Don't hesitate to ask the salesperson to clarify anything in the contract that isn't clear. For example, if the language is hard to understand or if any of the items seem to unfairly favor the venue then ask for more details or explanation. The number one reason why people do not succeed in negotiating is due to not asking enough questions, so this is a great opportunity to collect crucial information (check out my article about powerful negotiation tactics for more tips).
Related to the above section, make sure you understand all of the financial commitments that have been outlined. I wanted to highlight this component since it is so important to not only know when certain payments are due and if all fees and gratuities are included but to know what the refund and cancellation policies are. If you are having your catering done through the venue, then you will need to look for any food and beverage minimums in the contract.
If you are renting more than one space at a property and want to ensure they are as close as possible and on the same floor, be sure to ask for exactly that. Don't assume the salesperson is going to go out of their way to optimize everything for your event unless you nail down those details.
In addition, ask as many questions about the room as you can so you can make sure you are selecting the best one possible. For example, it would not be a pleasant surprise to discover the space is located on the basement level with a weak Wi-Fi signal, no natural light, and no air conditioning. In addition, I have read that some venues do not mark columns on their floor plans, which could be a huge deal for some layouts.

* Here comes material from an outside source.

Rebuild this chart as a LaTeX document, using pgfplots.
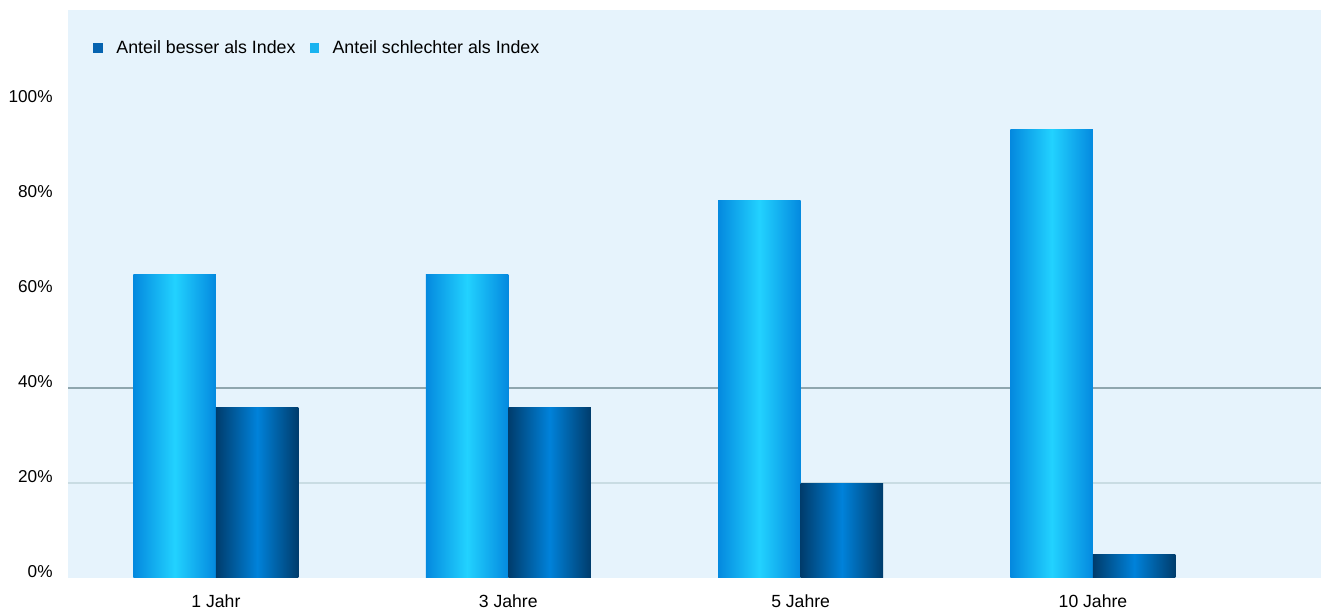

Space-to-rooms ratio (SRR)
When doing research for this article, I stumbled across the importance of knowing your SRR if you are working with a hotel for your venue. Knowing your SRR gives you insight into how your group affects the hotel's meeting space inventory. Basically, hotels want to make sure they have a certain amount of available meeting rooms when they still have unbooked guest rooms.
Here is the SRR formula (from etouches):
Space-to-rooms ratio = (Total seats by day x 20 sq. ft.) / (Total guest room block that day)
If you are below the hotel's ratio then you have more negotiating power. If you are over the ratio then you might want to consider reducing your SRR. A few ways to do so are the following: reusing your main meeting room for breakout sessions, using an alternate space such as a suite for breakouts and/or picking room setups that help to reduce the ratio (source: etouches).
No relocation clause
If you are booking a block of hotel rooms, be sure to include a no relocation clause in the contract. Hotels overbook their rooms since they do expect a portion of the guests to be no-shows. However, if a hotel does overbook and guests in your event get displaced, Meetings Today mentions, "[I]t is the hotel's responsibility to assure comparable accommodations nearby, transportation, credit your room block for displaced nights, and place your guests on a priority wait list to return to the hotel with a suite upgrade, if available. I would also request an amenity and an apology note from the hotel GM."
No renovation/construction clauses
When booking blocks of hotel rooms, make sure the contract states that they are all renovated rooms. If a hotel is in the middle of renovations, you do not want to risk some of the guests having lovely, renovated rooms and others having shabby, dated rooms.
It is important to cover your bases in case of construction in the venue space as well. The construction clause requires you to be notified of any construction in the space you are renting during the date of your event so you have time to find an alternate solution. Also, if construction is going on in adjacent spaces, you need to be certain that the contract protects the room you are renting from being disrupted by noise, dust and debris.
I recommend confirming the hours you are allowed to access the space have been included in the contract. If any extra time ends up being needed be sure you understand what happens in those scenarios as well.
As I mentioned in my article about powerful negotiation tactics, "be optimistic and aim high." Put together a wish list of concession items, especially if your event is spanning over multiple days. A few items you can ask for are suite upgrades for VIPs, complimentary Wi-Fi in all meeting spaces and complimentary airport transfer for VIPs. Here are a couple resources that list some other great ideas: Smart Meetings and The Meetings Concierge.
Other included items
Make sure the contract details exactly what is included. For example, a catering team, a sound system, a wireless projector, etc. That way you know what gaps you need to fill.
Accidents happen, and hopefully one won't happen at your event. However, you do need to know what to expect if you find yourself in that situation. Make sure the contract outlines what to expect should damage occur to the property by one of your guests.
After all of the back and forth, confirm the final copy of the contract doesn't have any handwritten notes on it. You want to ensure if you end up working with a different person at the venue a clean, legible copy is the one that is signed and filed on both ends. This best practice covers everyone's bases.
Different types of events will require you to read through the contract and negotiate different items. For example, a themed company event featuring fire dancers will have a whole other set of priorities than a leadership summit bringing together a senior executive team from various locations. When in doubt, reference the section on "contract clarification;" it never hurts to make sure you have a clear understanding of each item.